これらの影響によって食事への意欲が減少し、必要な栄養分まで不足してしまい身体に悪影響が出ます。食事が減れば必然的に咀嚼する回数が減り、口元の筋肉も衰え次第に口の中の食べ物をこぼしてしまうようになします。
食事の様子をしっかりと観察し、こういったオーラルフレイルの前兆を見逃さないようにしましょう。
滑舌の変化
言葉の滑舌の変化を見逃さないようにしましょう。
明確な発音ができるかどうかは、舌の動きによって大きく変わります。舌の機能が低下してしまうと滑舌が悪くなってしまうのです。
また、歯が失われてしまうと滑舌が悪くなることもありますので注意が必要です。
滑舌が悪くなってしまうと他者とのコミュニケーションが困難になり、社会的な関わりを避けてしまうようになります。デイサービスに行きたくないなど、他社との交流を嫌ったり他社との交流に関心がなくなってきたというときにはオーラルフレイルを疑いましょう。
最後に
いかがでしたか?
ご家族の健康状態は把握していても、お口の中までしっかりと把握するのは難しいかも知れません。

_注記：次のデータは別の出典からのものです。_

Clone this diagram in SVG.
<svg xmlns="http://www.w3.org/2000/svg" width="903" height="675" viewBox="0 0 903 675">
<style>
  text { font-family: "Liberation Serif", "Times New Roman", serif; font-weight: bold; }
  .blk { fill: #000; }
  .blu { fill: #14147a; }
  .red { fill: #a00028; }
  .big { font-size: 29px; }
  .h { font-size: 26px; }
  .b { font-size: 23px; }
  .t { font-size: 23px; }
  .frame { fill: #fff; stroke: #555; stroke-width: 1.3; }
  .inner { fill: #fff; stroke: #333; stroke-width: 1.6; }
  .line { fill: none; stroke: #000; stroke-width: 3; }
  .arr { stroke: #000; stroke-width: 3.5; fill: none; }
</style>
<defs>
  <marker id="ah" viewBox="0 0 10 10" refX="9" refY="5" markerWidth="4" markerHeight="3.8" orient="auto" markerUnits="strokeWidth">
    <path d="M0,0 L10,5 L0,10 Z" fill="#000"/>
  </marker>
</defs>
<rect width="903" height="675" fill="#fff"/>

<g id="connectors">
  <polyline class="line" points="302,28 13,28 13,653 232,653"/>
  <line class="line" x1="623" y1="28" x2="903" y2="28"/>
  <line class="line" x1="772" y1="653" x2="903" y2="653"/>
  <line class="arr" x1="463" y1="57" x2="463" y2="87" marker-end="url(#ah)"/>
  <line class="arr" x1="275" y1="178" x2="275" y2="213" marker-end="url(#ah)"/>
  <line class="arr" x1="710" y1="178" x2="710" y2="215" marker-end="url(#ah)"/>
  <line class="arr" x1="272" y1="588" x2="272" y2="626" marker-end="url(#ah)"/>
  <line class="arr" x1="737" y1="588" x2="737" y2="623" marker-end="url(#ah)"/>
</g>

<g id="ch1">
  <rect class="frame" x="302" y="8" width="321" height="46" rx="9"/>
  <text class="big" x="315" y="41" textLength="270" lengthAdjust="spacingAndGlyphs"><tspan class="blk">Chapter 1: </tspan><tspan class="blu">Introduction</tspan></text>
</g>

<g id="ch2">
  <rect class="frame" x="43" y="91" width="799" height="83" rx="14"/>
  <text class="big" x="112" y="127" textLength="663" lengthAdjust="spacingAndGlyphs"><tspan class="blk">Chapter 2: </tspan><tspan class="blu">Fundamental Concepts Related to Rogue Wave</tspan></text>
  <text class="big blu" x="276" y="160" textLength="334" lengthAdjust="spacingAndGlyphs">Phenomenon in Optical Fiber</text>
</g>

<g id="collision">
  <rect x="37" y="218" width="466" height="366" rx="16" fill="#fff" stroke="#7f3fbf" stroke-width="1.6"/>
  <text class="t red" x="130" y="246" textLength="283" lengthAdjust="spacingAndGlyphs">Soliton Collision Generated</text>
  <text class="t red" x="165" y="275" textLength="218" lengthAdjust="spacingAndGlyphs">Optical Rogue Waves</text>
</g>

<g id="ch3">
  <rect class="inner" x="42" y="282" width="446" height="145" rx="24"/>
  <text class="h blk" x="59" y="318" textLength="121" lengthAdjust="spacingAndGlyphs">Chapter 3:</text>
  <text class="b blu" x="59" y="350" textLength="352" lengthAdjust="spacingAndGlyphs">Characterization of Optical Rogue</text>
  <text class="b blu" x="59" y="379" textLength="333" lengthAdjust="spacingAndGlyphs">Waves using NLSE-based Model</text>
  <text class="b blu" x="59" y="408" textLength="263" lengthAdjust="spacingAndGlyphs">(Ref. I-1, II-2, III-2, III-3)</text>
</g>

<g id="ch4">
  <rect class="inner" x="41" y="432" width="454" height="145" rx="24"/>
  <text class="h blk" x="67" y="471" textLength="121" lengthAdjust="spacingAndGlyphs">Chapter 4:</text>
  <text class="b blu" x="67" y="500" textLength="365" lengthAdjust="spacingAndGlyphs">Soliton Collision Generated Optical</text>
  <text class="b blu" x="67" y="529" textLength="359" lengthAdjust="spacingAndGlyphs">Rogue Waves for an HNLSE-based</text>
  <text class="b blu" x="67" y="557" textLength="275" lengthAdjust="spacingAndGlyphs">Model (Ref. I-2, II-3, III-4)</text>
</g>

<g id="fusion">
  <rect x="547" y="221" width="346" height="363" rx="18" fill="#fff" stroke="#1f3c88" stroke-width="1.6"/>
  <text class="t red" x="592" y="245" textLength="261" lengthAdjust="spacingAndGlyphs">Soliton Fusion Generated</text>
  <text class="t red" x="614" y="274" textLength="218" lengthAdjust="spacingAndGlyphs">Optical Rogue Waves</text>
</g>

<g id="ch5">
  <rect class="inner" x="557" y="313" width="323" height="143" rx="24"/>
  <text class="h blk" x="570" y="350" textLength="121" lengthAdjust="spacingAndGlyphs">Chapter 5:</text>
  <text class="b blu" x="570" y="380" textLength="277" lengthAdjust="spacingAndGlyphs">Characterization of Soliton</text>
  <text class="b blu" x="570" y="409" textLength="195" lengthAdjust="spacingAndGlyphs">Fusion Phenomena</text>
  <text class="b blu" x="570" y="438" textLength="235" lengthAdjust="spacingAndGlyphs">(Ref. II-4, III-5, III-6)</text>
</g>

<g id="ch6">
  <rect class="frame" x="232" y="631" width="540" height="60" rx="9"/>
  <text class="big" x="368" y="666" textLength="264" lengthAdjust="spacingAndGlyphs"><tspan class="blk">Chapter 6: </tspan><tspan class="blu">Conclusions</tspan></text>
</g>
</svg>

しかし歯や口腔内の健康が全身の健康と深い関わりがあるのは明白です。なにか心配ごとがあれば歯科医院にすぐに相談し、早期発見早期治療を心がけましょう。
自発的に歯科医院に行くことが難しい高齢者の方も、ご家族のサポートやお声がけがあれば歯科医院に通う意欲が湧いてくるのではないでしょうか。